On the Bodanzky/Met recording, however, we get little sense of this sound that would, without anything unusual in the way of interpretation, engulf us in the “logic of emotion.” That is better suggested by a few of Flagstad’s postwar recordings. What we do hear is a free, virginal tone of snowy coloration that sails through the challenging writing without constraint or complication. That’s a great aesthetic pleasure, but if we are looking for the female counterpart to Melchior’s eagerness, intensity, and expressive variety, we won’t quite find it. I prefer her participation in the Furtwängler/La Scala performance—the voice has deepened; she’s found some points to offer, and I think Furtwängler is more attuned to her temperament and body rhythm.
In many respects, I prefer Traubel (Met/Stiedry). She has warmer tone and a more open, personal, and responsive communicative manner, not to mention a capacious lower range that counts for a lot in several passages. Trouble at the top, however, not so much with the Cs—the first one is easily transposed and the opera-ending one an option that neither she nor Flagstad (even in ’37) elect—as with the two B-naturals, which are not so easily dodged and which Traubel by this time can only wave at. Otherwise, the upper range is solid and imposing, though rather unrelievedly so; there is not much give-and-take. Never do we doubt we’re in the presence of a great voice. “You mean Flagstad’s voice was bigger?“, I’d ask. My older friends would nod solemnly in the affirmative.
The Met had a hard time figuring out what to do with Astrid Varnay. Possessor of a large, darkly interesting voice at a very young age (as you can hear on the broadcast of her Met debut as Sieglinde, substituting for Lotte Lehmann in 1941, and again in that role in the ’51 cycle), she also owned a less than consistent technique—the timbres could emerge scrambled or gnarly; the support could loosen at odd moments; and the top, though always there, could thin and detach from the body of the voice. The Met tried her in Italian roles (Santuzza, Aïda, even Amelia Grimaldi) with promising but uneven results, and the Jugendlich parts never seemed an easy fit. An impressive and brooding stage presence, her best Wagnerian roles at the Met were Ortrud and Kundry, and she scored a triumph as Elektra under Reiner in 1952. But as Traubel faded, Margaret Harshaw, just turned soprano from several seasons as a contralto, succeeded to her roles at a time (the early Bing years) when the Met wasn’t doing much Wagner. When the Nibelung cycle returned in the 1956-57 season, Harshaw and Mödl divided the Brūnnhildes. Then came Nilsson, and by that time Varnay just wasn’t in the mix.

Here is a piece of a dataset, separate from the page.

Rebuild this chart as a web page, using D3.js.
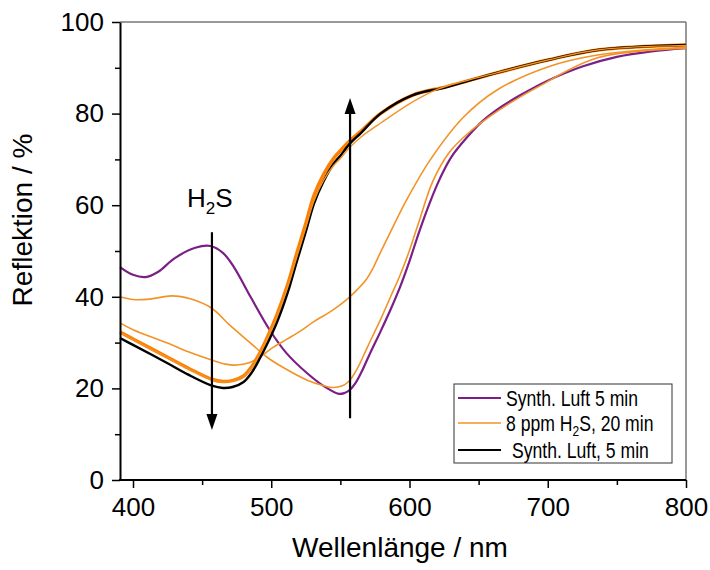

Through these same years, however, Varnay established herself as very much the leading soprano of the Bayreuth Festival, and she was the Brünnhilde of choice there over a number of seasons under several quite different conductors. I’ve never heard her better than in this 1955 Siegfried conducted by Keilberth, a conductor with whom she seems to have always felt comfortable. Here her is voice a more compact, steady whole and is under a tauter rein than was often the case. One might not think her tonal format, which could be on the sombre side and at moments harsh or edgy, would recommend itself to this music as easily as to the Walküre and Götterdämmerung Brünnhildes, but in fact she makes the adaptation very well and is in command throughout the scene. And of these three sopranos, she is the most intriguing in searching out the moment-to-moment inflections of phrase and shadings of word that keep us following the journey of the character.